§ DATA SHOWN:

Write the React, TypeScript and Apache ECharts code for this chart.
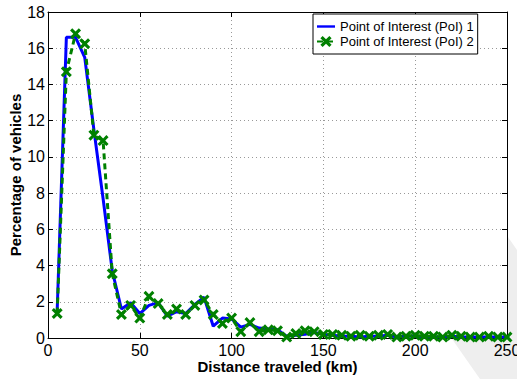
import React, { useEffect, useRef } from "react";
import * as echarts from "echarts";

const distances = [
  5, 10, 15, 20, 25, 30, 35, 40, 45, 50, 55, 60, 65, 70, 75, 80, 85, 90, 95, 100,
  105, 110, 115, 120, 125, 130, 135, 140, 145, 150, 155, 160, 165, 170, 175, 180,
  185, 190, 195, 200, 205, 210, 215, 220, 225, 230, 235, 240, 245, 250,
];

const poi1 = [
  1.5, 16.6, 16.6, 15.5, 11.5, 7.7, 3.7, 1.6, 1.95, 1.35, 1.8, 1.95, 1.2, 1.45, 1.35,
  1.85, 2.25, 0.65, 1.1, 1.05, 0.6, 0.75, 0.55, 0.5, 0.45, 0.1, 0.15, 0.2, 0.3, 0.2,
  0.15, 0.1, 0.1, 0.05, 0.1, 0.1, 0.15, 0.05, 0.1, 0.1, 0.05, 0.05, 0.05, 0.1, 0.05,
  0.05, 0.05, 0.05, 0.05, 0.05,
];

const poi2 = [
  1.35, 14.7, 16.8, 16.25, 11.2, 10.9, 3.55, 1.3, 1.8, 1.1, 2.3, 1.9, 1.3, 1.6, 1.3,
  1.8, 2.1, 1.3, 0.8, 1.1, 0.35, 0.85, 0.35, 0.45, 0.4, 0.05, 0.25, 0.4, 0.35, 0.2,
  0.2, 0.15, 0.1, 0.15, 0.1, 0.15, 0.2, 0.05, 0.1, 0.15, 0.1, 0.1, 0.05, 0.15, 0.1,
  0.05, 0.05, 0.1, 0.05, 0.05,
];

const seriesNames = ["Point of Interest (PoI) 1", "Point of Interest (PoI) 2"];
const xTicks = [0, 50, 100, 150, 200, 250];
const yTicks = [0, 2, 4, 6, 8, 10, 12, 14, 16, 18];

const FONT = "'Liberation Sans', Arial, Helvetica, sans-serif";
const X_PATH =
  "path://M0,2 L2,0 L5,3 L8,0 L10,2 L7,5 L10,8 L8,10 L5,7 L2,10 L0,8 L3,5 Z";

export default function App() {
  const ref = useRef<HTMLDivElement>(null);

  useEffect(() => {
    if (!ref.current) return;
    const chart = echarts.init(ref.current, undefined, { renderer: "svg" });

    const gridLine = { show: true, lineStyle: { color: "#999", type: [1, 3] as any, width: 1 } };
    const tick = { show: true, inside: true, length: 5, lineStyle: { color: "#000" } };
    const axisLine = { show: true, onZero: false, lineStyle: { color: "#000", width: 1 } };

    chart.setOption({
      animation: false,
      backgroundColor: "#fff",
      textStyle: { fontFamily: FONT },
      graphic: [
        {
          type: "polygon",
          z: -10,
          silent: true,
          shape: {
            points: [
              [508, 237],
              [517, 250],
              [517, 379],
              [480, 379],
              [452, 339],
              [508, 339],
            ],
          },
          style: { fill: "#eeeeee" },
        },
      ],
      grid: {
        left: 48,
        right: 10,
        top: 12,
        bottom: 41,
        containLabel: false,
        outerBoundsMode: "none",
      },
      legend: {
        data: [
          { name: seriesNames[0], icon: "path://M0,0 L30,0 L30,4 L0,4 Z" },
          { name: seriesNames[1] },
        ],
        orient: "vertical",
        left: 313,
        top: 14,
        padding: [6, 4, 6, 3],
        itemGap: 2,
        itemWidth: 18,
        itemHeight: 14,
        backgroundColor: "#fff",
        borderColor: "#000",
        borderWidth: 1,
        borderRadius: 0,
        textStyle: { fontSize: 13, color: "#000", fontFamily: FONT },
      },
      xAxis: [
        {
          type: "value",
          min: xTicks[0],
          max: xTicks[xTicks.length - 1],
          interval: 50,
          position: "bottom",
          name: "Distance traveled (km)",
          nameLocation: "middle",
          nameGap: 21,
          nameMoveOverlap: false,
          nameTextStyle: { fontSize: 15, fontWeight: "bold", color: "#000", fontFamily: FONT },
          axisLine,
          axisTick: tick,
          axisLabel: { fontSize: 16, color: "#000", margin: 4, fontFamily: FONT },
          splitLine: gridLine,
        },
        {
          type: "value",
          min: xTicks[0],
          max: xTicks[xTicks.length - 1],
          interval: 50,
          position: "top",
          axisLine,
          axisTick: tick,
          axisLabel: { show: false },
          splitLine: { show: false },
        },
      ],
      yAxis: [
        {
          type: "value",
          min: yTicks[0],
          max: yTicks[yTicks.length - 1],
          interval: 2,
          position: "left",
          name: "Percentage of vehicles",
          nameLocation: "middle",
          nameGap: 25,
          nameMoveOverlap: false,
          nameTextStyle: { fontSize: 15, fontWeight: "bold", color: "#000", fontFamily: FONT },
          axisLine,
          axisTick: tick,
          axisLabel: { fontSize: 16, color: "#000", margin: 3, fontFamily: FONT },
          splitLine: gridLine,
        },
        {
          type: "value",
          min: yTicks[0],
          max: yTicks[yTicks.length - 1],
          interval: 2,
          position: "right",
          axisLine,
          axisTick: tick,
          axisLabel: { show: false },
          splitLine: { show: false },
        },
      ],
      series: [
        {
          name: seriesNames[0],
          type: "line",
          data: distances.map((d, i) => [d, poi1[i]]),
          showSymbol: false,
          symbol: "none",
          lineStyle: { color: "#0000ff", width: 3 },
          itemStyle: { color: "#0000ff" },
          z: 2,
        },
        {
          name: seriesNames[1],
          type: "line",
          data: distances.map((d, i) => [d, poi2[i]]),
          symbol: X_PATH,
          symbolSize: 11,
          showSymbol: true,
          lineStyle: { color: "#008000", width: 3, type: [6, 4] as any },
          itemStyle: { color: "#008000" },
          z: 3,
        },
      ],
    });

    return () => chart.dispose();
  }, []);

  return (
    <div
      ref={ref}
      style={{ position: "fixed", left: 0, top: 0, width: 517, height: 379 }}
    />
  );
}
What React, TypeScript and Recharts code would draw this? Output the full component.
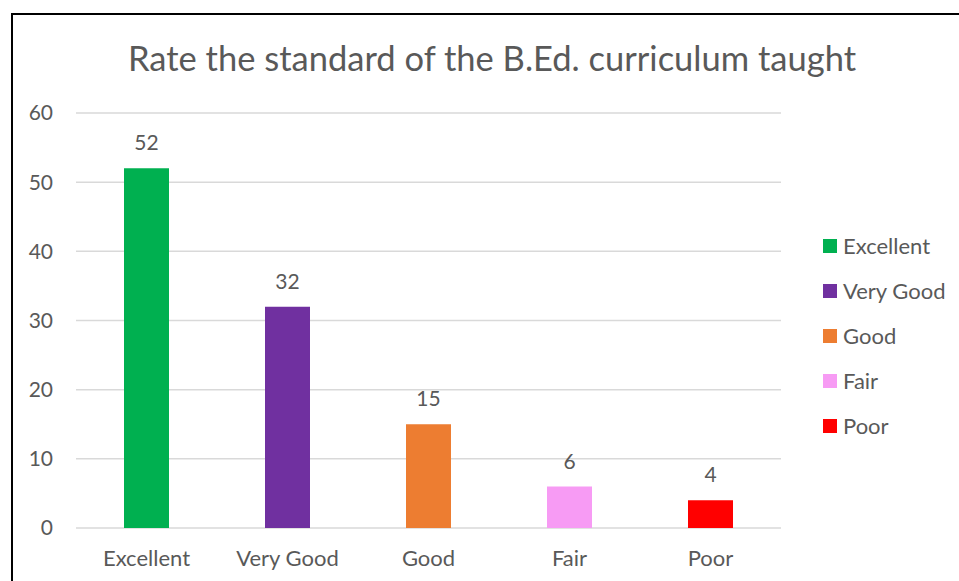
import { BarChart, Bar, XAxis, YAxis, CartesianGrid, Cell, LabelList } from "recharts";

const categories = ["Excellent", "Very Good", "Good", "Fair", "Poor"];
const counts = [52, 32, 15, 6, 4];
const colors = ["#00B050", "#7030A0", "#ED7D31", "#F79BF4", "#FF0000"];
const yTicks = [0, 10, 20, 30, 40, 50, 60];

const data = categories.map((name, i) => ({ name, value: counts[i] }));

const FONT = "Lato, 'Open Sans', sans-serif";
const TEXT = "#595959";

function LegendBox() {
  return (
    <div
      style={{
        position: "absolute",
        left: 823,
        top: 223,
        fontFamily: FONT,
        fontSize: 22,
        color: TEXT,
      }}
    >
      {categories.map((c, i) => (
        <div key={c} style={{ display: "flex", alignItems: "center", height: 45 }}>
          <span style={{ width: 14, height: 14, background: colors[i], marginRight: 6 }} />
          <span>{c}</span>
        </div>
      ))}
    </div>
  );
}

export default function App() {
  return (
    <div style={{ position: "absolute", left: 0, top: 0, width: 959, height: 581, overflow: "hidden", background: "#fff" }}>
      <div
        style={{
          position: "absolute",
          left: 11,
          top: 13,
          width: 1000,
          height: 700,
          borderTop: "2px solid #000",
          borderLeft: "2px solid #000",
        }}
      />
      <div
        style={{
          position: "absolute",
          left: 0,
          width: 984,
          top: 36,
          textAlign: "center",
          fontFamily: FONT,
          fontSize: 34.5,
          color: TEXT,
          lineHeight: "44px",
        }}
      >
        Rate the standard of the B.Ed. curriculum taught
      </div>
      <BarChart
        width={959}
        height={581}
        data={data}
        margin={{ top: 113, right: 178, bottom: 0, left: 0 }}
        style={{ position: "absolute", left: 0, top: 0 }}
      >
        <CartesianGrid vertical={false} stroke="#D9D9D9" strokeWidth={1.5} />
        <XAxis
          dataKey="name"
          height={53}
          axisLine={false}
          tickLine={false}
          tickMargin={16}
          tick={{ fill: TEXT, fontSize: 22, fontFamily: FONT }}
        />
        <YAxis
          width={76}
          domain={[0, 60]}
          ticks={yTicks}
          axisLine={false}
          tickLine={false}
          tickMargin={17}
          tick={{ fill: TEXT, fontSize: 21, fontFamily: FONT }}
        />
        <Bar dataKey="value" barSize={45} isAnimationActive={false}>
          {data.map((d, i) => (
            <Cell key={d.name} fill={colors[i]} />
          ))}
          <LabelList dataKey="value" position="top" offset={18} fill={TEXT} fontSize={21} fontFamily={FONT} />
        </Bar>
      </BarChart>
      <LegendBox />
    </div>
  );
}
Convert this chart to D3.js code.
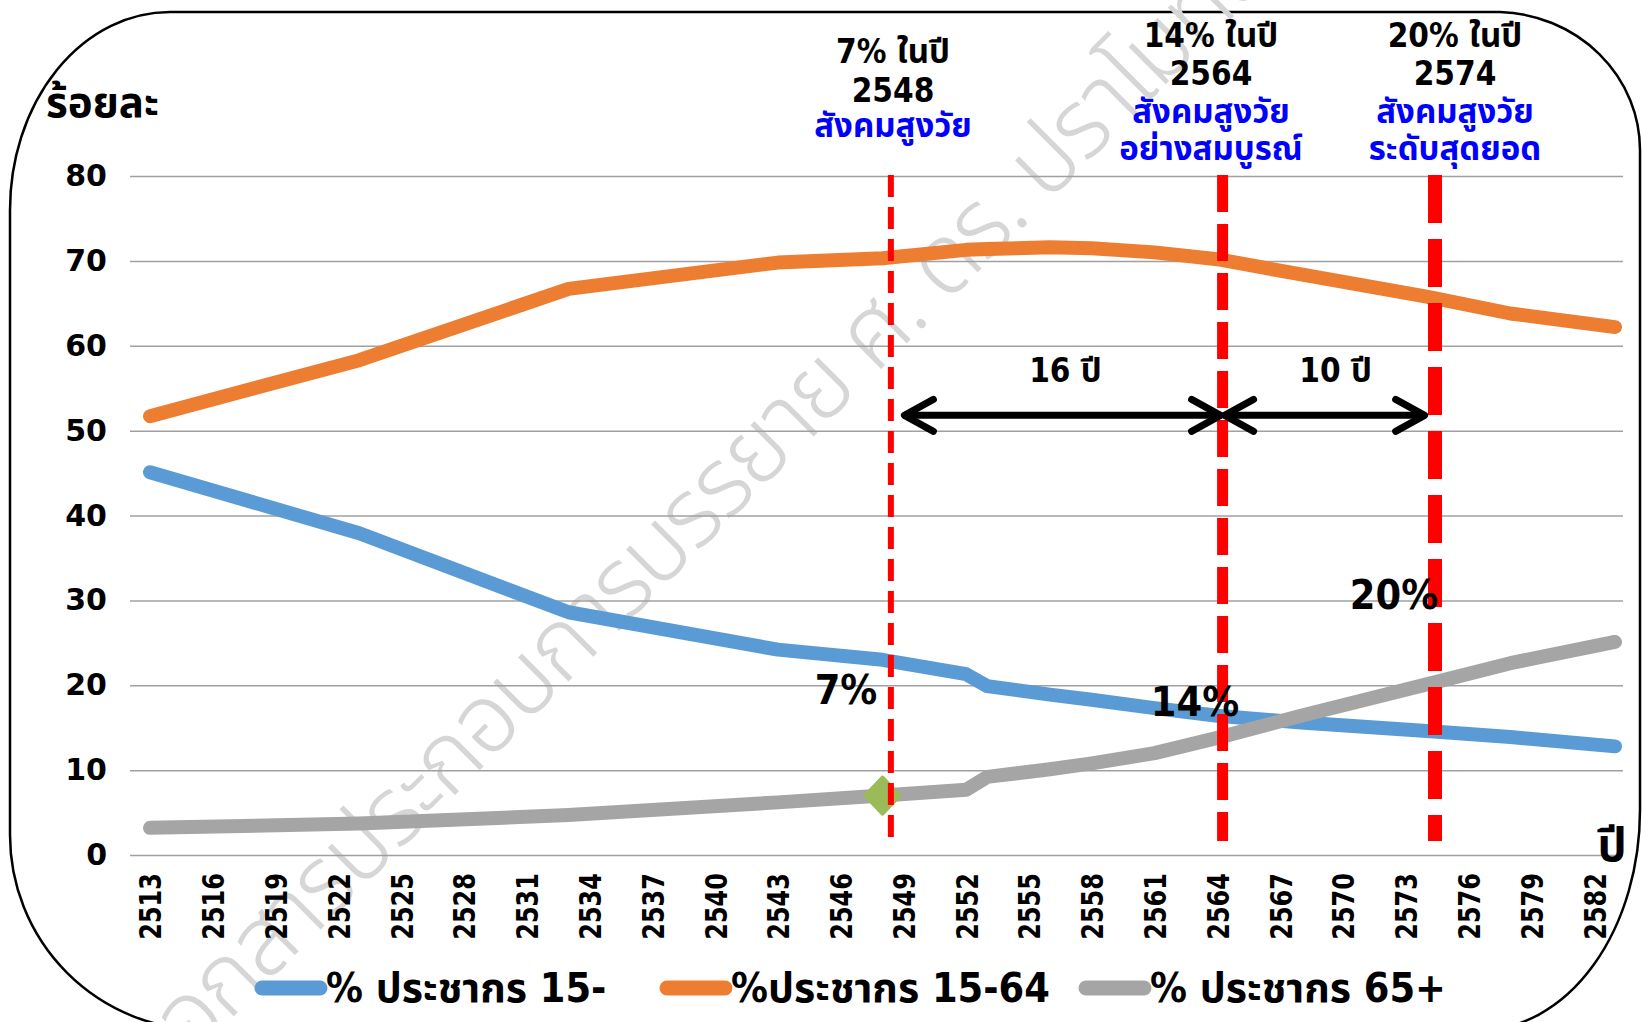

§ AIM: Without any pictures, reproduce the lines from the first one in the material through the line that has "import * as", exactly as they appear.

§ ANSWER TO THIS PROBLEM:
Write the React, TypeScript and Apache ECharts code for this chart.
import React, { useEffect, useRef } from "react";
import * as echarts from "echarts";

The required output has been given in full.